──────── DATASET SECTION

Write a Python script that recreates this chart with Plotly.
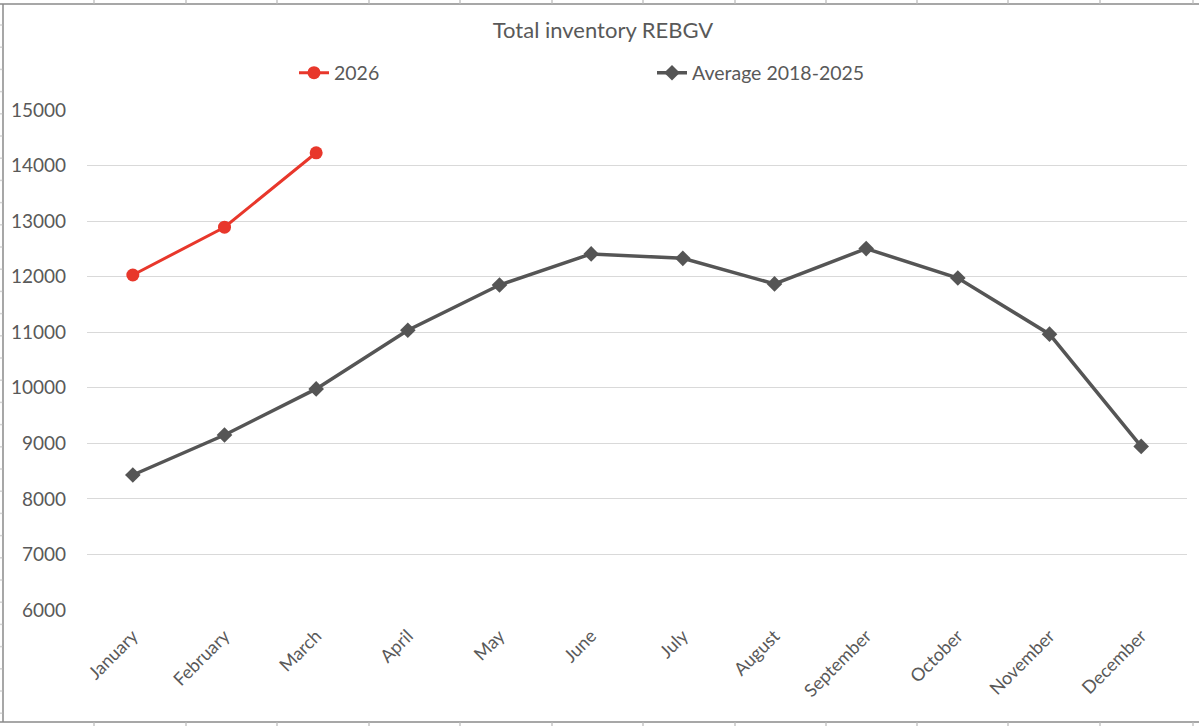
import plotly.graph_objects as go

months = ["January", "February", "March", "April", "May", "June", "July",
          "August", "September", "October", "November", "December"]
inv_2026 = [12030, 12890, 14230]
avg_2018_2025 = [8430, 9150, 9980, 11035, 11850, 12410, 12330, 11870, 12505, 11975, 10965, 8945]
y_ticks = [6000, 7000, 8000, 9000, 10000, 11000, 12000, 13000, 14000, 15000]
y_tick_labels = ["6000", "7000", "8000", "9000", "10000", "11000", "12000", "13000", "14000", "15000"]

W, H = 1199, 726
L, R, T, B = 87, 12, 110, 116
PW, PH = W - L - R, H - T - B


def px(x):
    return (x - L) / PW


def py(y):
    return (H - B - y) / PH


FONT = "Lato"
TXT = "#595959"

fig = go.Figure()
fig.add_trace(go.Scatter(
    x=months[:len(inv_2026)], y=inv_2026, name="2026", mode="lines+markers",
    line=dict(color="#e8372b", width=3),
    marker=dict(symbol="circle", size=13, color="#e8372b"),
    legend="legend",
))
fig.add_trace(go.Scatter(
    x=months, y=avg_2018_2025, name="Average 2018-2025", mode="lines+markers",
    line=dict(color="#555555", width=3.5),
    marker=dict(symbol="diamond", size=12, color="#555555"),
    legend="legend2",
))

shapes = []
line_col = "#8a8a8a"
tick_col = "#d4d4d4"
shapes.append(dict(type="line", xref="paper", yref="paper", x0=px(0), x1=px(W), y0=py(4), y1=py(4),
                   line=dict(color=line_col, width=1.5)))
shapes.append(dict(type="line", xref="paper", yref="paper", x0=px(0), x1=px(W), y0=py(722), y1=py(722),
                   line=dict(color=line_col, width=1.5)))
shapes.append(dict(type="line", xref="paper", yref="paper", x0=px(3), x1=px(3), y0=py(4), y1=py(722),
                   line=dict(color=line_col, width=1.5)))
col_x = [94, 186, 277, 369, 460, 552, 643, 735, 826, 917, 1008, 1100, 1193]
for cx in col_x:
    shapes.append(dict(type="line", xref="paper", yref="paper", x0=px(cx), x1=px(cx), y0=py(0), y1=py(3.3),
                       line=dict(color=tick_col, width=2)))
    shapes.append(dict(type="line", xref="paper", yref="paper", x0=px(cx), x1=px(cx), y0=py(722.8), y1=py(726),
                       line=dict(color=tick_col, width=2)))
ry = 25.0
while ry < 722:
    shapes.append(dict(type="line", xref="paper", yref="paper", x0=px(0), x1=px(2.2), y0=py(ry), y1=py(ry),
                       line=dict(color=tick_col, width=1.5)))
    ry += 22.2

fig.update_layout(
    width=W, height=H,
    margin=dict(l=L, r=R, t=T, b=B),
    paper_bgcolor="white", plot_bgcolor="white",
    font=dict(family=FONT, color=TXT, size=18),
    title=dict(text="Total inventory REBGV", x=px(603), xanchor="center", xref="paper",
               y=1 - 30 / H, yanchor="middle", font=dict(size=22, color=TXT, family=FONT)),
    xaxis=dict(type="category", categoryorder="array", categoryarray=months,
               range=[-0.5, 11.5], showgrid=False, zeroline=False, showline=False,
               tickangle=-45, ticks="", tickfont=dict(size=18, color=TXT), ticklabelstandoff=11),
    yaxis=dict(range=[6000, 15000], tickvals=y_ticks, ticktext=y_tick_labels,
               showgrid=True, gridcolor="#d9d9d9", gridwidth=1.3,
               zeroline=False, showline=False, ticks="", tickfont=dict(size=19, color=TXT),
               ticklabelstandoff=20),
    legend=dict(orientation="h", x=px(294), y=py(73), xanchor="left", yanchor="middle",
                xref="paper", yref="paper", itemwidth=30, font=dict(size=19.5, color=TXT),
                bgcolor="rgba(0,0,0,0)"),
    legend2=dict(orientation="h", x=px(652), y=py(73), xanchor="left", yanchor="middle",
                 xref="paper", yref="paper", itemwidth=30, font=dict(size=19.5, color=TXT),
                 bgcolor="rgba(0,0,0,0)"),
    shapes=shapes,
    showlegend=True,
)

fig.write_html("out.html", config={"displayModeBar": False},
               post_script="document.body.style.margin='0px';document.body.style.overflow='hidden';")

────────────────

## WORK TO DO:
The data should be printed again unchanged; leave its pictures out.

## FINAL RESULT:
Write a Python script that recreates this chart with Plotly.
import plotly.graph_objects as go

months = ["January", "February", "March", "April", "May", "June", "July",
          "August", "September", "October", "November", "December"]
inv_2026 = [12030, 12890, 14230]
avg_2018_2025 = [8430, 9150, 9980, 11035, 11850, 12410, 12330, 11870, 12505, 11975, 10965, 8945]
y_ticks = [6000, 7000, 8000, 9000, 10000, 11000, 12000, 13000, 14000, 15000]
y_tick_labels = ["6000", "7000", "8000", "9000", "10000", "11000", "12000", "13000", "14000", "15000"]

W, H = 1199, 726
L, R, T, B = 87, 12, 110, 116
PW, PH = W - L - R, H - T - B


def px(x):
    return (x - L) / PW


def py(y):
    return (H - B - y) / PH


FONT = "Lato"
TXT = "#595959"

fig = go.Figure()
fig.add_trace(go.Scatter(
    x=months[:len(inv_2026)], y=inv_2026, name="2026", mode="lines+markers",
    line=dict(color="#e8372b", width=3),
    marker=dict(symbol="circle", size=13, color="#e8372b"),
    legend="legend",
))
fig.add_trace(go.Scatter(
    x=months, y=avg_2018_2025, name="Average 2018-2025", mode="lines+markers",
    line=dict(color="#555555", width=3.5),
    marker=dict(symbol="diamond", size=12, color="#555555"),
    legend="legend2",
))

shapes = []
line_col = "#8a8a8a"
tick_col = "#d4d4d4"
shapes.append(dict(type="line", xref="paper", yref="paper", x0=px(0), x1=px(W), y0=py(4), y1=py(4),
                   line=dict(color=line_col, width=1.5)))
shapes.append(dict(type="line", xref="paper", yref="paper", x0=px(0), x1=px(W), y0=py(722), y1=py(722),
                   line=dict(color=line_col, width=1.5)))
shapes.append(dict(type="line", xref="paper", yref="paper", x0=px(3), x1=px(3), y0=py(4), y1=py(722),
                   line=dict(color=line_col, width=1.5)))
col_x = [94, 186, 277, 369, 460, 552, 643, 735, 826, 917, 1008, 1100, 1193]
for cx in col_x:
    shapes.append(dict(type="line", xref="paper", yref="paper", x0=px(cx), x1=px(cx), y0=py(0), y1=py(3.3),
                       line=dict(color=tick_col, width=2)))
    shapes.append(dict(type="line", xref="paper", yref="paper", x0=px(cx), x1=px(cx), y0=py(722.8), y1=py(726),
                       line=dict(color=tick_col, width=2)))
ry = 25.0
while ry < 722:
    shapes.append(dict(type="line", xref="paper", yref="paper", x0=px(0), x1=px(2.2), y0=py(ry), y1=py(ry),
                       line=dict(color=tick_col, width=1.5)))
    ry += 22.2

fig.update_layout(
    width=W, height=H,
    margin=dict(l=L, r=R, t=T, b=B),
    paper_bgcolor="white", plot_bgcolor="white",
    font=dict(family=FONT, color=TXT, size=18),
    title=dict(text="Total inventory REBGV", x=px(603), xanchor="center", xref="paper",
               y=1 - 30 / H, yanchor="middle", font=dict(size=22, color=TXT, family=FONT)),
    xaxis=dict(type="category", categoryorder="array", categoryarray=months,
               range=[-0.5, 11.5], showgrid=False, zeroline=False, showline=False,
               tickangle=-45, ticks="", tickfont=dict(size=18, color=TXT), ticklabelstandoff=11),
    yaxis=dict(range=[6000, 15000], tickvals=y_ticks, ticktext=y_tick_labels,
               showgrid=True, gridcolor="#d9d9d9", gridwidth=1.3,
               zeroline=False, showline=False, ticks="", tickfont=dict(size=19, color=TXT),
               ticklabelstandoff=20),
    legend=dict(orientation="h", x=px(294), y=py(73), xanchor="left", yanchor="middle",
                xref="paper", yref="paper", itemwidth=30, font=dict(size=19.5, color=TXT),
                bgcolor="rgba(0,0,0,0)"),
    legend2=dict(orientation="h", x=px(652), y=py(73), xanchor="left", yanchor="middle",
                 xref="paper", yref="paper", itemwidth=30, font=dict(size=19.5, color=TXT),
                 bgcolor="rgba(0,0,0,0)"),
    shapes=shapes,
    showlegend=True,
)

fig.write_html("out.html", config={"displayModeBar": False},
               post_script="document.body.style.margin='0px';document.body.style.overflow='hidden';")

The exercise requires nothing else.